City landmarks panel backs review of State Street buildings that feds say are security risk
The members act after getting a petition from more than 22,000 people who voiced support for saving the early 20th century structures, setting up a potential show down with the federal government over security concerns for the nearby Dirksen Federal Courthouse.
Moving toward a potential standoff with the federal government, the Commission on Chicago Landmarks voiced tentative support Thursday for preserving two State Street buildings that the U.S. District Court here wants to tear down for security reasons.
The panel asked city staffers to prepare a report that could lead to official landmark designation for the buildings, at 202 and 220 S. State St. The vote came after the panel received a petition signed by more than 22,000 people supporting preservation of the two early 20th century buildings.
The federal government owns the buildings, which abut the Dirksen Federal Building. Congress has appropriated $52 million to tear down the buildings, but preservationists argue they contribute to State Street’s character and that demolition would hurt a stretch of the historic retail corridor.
Despite hearing from Rebecca Pallmeyer, chief judge of the Northern District of Illinois, about the case for demolition, the panel unanimously directed city staff to prepare a “preliminary summary of information” about the properties. The report could lead to the commission recommending landmark designation to the City Council in a few months.

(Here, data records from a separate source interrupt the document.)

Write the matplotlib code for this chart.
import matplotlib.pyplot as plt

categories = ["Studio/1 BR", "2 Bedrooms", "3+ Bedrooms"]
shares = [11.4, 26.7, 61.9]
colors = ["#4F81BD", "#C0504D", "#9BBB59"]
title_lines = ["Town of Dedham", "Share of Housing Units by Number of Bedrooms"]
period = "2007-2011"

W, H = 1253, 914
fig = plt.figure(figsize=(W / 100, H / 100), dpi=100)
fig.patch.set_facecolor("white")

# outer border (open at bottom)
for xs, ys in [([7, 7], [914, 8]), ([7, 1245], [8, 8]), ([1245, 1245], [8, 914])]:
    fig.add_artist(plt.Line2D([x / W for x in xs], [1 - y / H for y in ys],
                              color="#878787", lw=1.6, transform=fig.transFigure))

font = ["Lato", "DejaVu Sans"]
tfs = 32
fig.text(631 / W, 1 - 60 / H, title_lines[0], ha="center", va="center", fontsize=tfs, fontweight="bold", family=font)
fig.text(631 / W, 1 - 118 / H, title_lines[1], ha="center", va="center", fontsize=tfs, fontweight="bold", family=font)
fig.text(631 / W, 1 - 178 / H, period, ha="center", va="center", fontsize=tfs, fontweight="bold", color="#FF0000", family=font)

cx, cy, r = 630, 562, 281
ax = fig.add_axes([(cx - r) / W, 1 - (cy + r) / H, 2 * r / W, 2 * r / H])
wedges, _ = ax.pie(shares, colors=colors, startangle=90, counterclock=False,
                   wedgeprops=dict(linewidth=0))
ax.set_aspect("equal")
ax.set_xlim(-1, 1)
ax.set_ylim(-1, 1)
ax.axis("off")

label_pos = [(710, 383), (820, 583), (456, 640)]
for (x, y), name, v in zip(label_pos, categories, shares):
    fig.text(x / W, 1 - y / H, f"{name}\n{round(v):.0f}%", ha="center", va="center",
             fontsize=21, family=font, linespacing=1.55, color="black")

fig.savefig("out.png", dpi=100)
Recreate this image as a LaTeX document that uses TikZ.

Observers said it’s doubtful any city landmark designation, which ordinarily bars a building from being wrecked, would bind the federal government. But it could build public pressure on behalf of the buildings, which are vacant and in poor shape.
The group Preservation Chicago, which organized the petition drive, has proposed that the buildings become a cooperative archives center for religious orders and other organizations. It has cited backing for the idea from 20 religious orders and Dominican University in River Forest.
The plan would offer controlled access to the buildings and minimize any security threat to the courthouse, said Ward Miller, executive director of Preservation Chicago.
Ernest Wong, a landscape architect who chairs the landmarks panel, said the buildings are important components of State Street and that alternatives for saving them should be explored. “I think there’s a lot of examination that has to be done,” he said.
Other members expressed agreement.
Pallmeyer, however, told the panel, “We recognize, again, that this is an issue that draws a lot of attention but we think there really are benefits to a proposal that would eliminate those buildings, particularly for State Street.”
She said the buildings have made their block of State “somewhat moribund” and that removing them would allow improved pedestrian access to the Dirksen building from the east.
The primary concern is that some of the State Street buildings’ windows look directly into judicial chambers or jury rooms. U.S. Sen. Dick Durbin, D-Ill., earmarked the money for the demolition, citing the federal judiciary’s security worries.
Because the buildings are within part of downtown on the National Trust of Historic Places, the government has to hold hearings about alternatives to demolition. The hearings are expected to start this summer. Pallmeyer said the government is “sensitive to the concerns of preservation and history” and is committed to the hearings process.
Miller said after the commission’s vote that he was grateful for its support thus far. He called on the U.S. General Services Administration (GSA) to give his group access to the buildings so it can better develop plans for the archives center.
“There hasn’t been a space for robust conversation in the past,” Miller said. “It’s the GSA giving directives.” The agency could not immediately be reached for comment.
The sites in question are the 22-story Consumers Building at 220 S. State, built in 1913, and the 16-story Century Building, dating from 1915, at 202 S. State. Both are clad in terra cotta. Supporters say they are examples of how architectural trends in Chicago skyscrapers evolved.